Significance of change in population parameter after intervention

Question

I am going through the Descriptive Statistics class on Udacity.

One of the in class problems discussed is as follows:

Retain or reject the following null hypothesis:

1. H_null : pop. mean doesn't change significantly following an intervention. ie mu = mu_int

2. H_alt: pop. mean (mu) changes after an intervention. ie mu =/= mu_int

Alpha level chosen is 0.05 for a two-tailed test and this corresponds to absolute normalized z-score of 1.96

Original population parameters are:

mu = 7.47 and standard deviation, sigma = 2.41

For a sample of size n = 30, when the intervention is applied, the mean, x_bar = 8.3

The z-score for this sample is calculated to be:

(x_bar-mu)/(sigma/sqrt(30)) = 1.89

On the basis of this result, I understand that we can retain the null hypothesis, H_null

Now here is my doubt:

The problem also gives us the information that, the population mean after applying the intervention is calculated to be:

mu_int = 7.8

ie in my understanding this is the new population parameter after applying the intervention.
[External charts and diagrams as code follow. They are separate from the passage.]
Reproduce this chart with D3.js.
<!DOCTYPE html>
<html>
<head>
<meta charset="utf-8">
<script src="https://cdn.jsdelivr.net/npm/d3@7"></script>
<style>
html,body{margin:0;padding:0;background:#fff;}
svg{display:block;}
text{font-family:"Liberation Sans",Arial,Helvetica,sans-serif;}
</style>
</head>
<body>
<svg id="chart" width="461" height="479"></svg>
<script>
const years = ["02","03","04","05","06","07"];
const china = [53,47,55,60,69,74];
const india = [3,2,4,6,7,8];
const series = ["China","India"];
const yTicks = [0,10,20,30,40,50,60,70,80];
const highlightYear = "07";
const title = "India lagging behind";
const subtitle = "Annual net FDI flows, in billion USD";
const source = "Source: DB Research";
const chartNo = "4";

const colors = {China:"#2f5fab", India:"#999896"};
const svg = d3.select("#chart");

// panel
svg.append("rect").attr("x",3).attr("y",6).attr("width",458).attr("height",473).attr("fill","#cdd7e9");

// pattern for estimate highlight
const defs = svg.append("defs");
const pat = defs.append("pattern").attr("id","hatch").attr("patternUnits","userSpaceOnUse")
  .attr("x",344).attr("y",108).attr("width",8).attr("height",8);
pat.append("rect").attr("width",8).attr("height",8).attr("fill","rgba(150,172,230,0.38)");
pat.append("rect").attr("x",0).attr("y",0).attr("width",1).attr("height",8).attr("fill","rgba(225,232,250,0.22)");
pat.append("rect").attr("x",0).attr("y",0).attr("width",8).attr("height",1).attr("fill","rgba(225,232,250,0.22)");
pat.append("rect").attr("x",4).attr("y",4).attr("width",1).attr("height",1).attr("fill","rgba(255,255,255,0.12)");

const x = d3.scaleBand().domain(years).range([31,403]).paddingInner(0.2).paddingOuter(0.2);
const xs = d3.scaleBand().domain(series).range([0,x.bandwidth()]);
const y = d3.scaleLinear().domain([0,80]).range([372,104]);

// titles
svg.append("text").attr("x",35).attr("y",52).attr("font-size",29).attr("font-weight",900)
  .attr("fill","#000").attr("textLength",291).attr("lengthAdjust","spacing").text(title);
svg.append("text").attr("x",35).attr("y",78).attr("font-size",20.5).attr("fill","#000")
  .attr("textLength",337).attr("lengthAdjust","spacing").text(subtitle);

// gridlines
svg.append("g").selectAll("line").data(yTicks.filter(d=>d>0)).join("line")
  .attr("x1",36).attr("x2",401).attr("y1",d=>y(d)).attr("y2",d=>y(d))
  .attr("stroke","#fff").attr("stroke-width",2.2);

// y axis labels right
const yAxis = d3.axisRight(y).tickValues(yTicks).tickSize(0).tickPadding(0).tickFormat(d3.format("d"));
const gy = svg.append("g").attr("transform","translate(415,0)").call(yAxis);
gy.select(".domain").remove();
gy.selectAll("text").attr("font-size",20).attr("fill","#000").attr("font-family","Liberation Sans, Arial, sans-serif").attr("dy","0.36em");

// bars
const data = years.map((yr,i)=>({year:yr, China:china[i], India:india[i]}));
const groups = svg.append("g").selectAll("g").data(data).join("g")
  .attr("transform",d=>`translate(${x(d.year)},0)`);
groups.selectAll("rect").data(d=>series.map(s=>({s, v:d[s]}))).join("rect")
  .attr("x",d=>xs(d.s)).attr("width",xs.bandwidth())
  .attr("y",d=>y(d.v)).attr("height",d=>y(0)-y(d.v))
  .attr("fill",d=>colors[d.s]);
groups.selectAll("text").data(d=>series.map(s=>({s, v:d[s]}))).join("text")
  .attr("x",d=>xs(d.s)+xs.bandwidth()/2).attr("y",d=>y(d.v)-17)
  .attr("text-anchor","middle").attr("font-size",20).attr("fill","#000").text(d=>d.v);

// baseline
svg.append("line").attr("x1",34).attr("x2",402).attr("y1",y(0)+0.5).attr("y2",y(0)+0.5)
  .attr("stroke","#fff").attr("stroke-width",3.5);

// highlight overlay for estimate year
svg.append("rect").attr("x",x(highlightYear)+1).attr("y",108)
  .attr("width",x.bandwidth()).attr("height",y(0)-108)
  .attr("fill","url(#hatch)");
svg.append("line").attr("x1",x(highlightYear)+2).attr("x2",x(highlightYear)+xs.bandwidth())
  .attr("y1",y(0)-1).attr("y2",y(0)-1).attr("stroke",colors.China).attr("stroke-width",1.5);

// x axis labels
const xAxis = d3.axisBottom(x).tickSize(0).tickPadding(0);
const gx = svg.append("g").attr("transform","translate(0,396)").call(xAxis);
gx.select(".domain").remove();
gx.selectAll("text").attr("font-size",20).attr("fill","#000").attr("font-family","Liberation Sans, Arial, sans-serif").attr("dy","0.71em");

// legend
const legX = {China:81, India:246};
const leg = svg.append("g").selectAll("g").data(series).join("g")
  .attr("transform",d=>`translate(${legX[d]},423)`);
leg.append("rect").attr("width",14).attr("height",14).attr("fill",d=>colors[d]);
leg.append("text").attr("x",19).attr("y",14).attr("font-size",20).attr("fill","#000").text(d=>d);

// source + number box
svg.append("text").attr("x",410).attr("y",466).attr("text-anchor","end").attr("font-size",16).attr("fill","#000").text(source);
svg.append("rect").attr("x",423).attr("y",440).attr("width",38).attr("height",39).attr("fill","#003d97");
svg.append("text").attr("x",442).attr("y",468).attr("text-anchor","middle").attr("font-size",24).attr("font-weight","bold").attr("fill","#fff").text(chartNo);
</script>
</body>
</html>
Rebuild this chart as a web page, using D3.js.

Now the instructor compares this new mean to the old one in order to calculate the significance of the change. So she calculates the z-score for mu_int using the same formula:

z-score(mu_int) = (mu_int - mu)/(sigma/sqrt(30))

Q: Why is the division by sqrt(30) valid when mu_int applies to the whole population rather than a sample of size n = 30?

Answer 1

If both mu and mu_int are population parameters, then significance testing makes no sense to begin with. We know that the population parameter has changed.

However, we typically don't know the population parameter and need to estimate it. In this case, you would need to divide the estimated standard deviation by the square root of the sample size to get the standard error in a z transformation.

It might be worthwhile to discuss this on any course forums there are on Udacity. Maybe the instructor was imprecise, or maybe you misunderstood.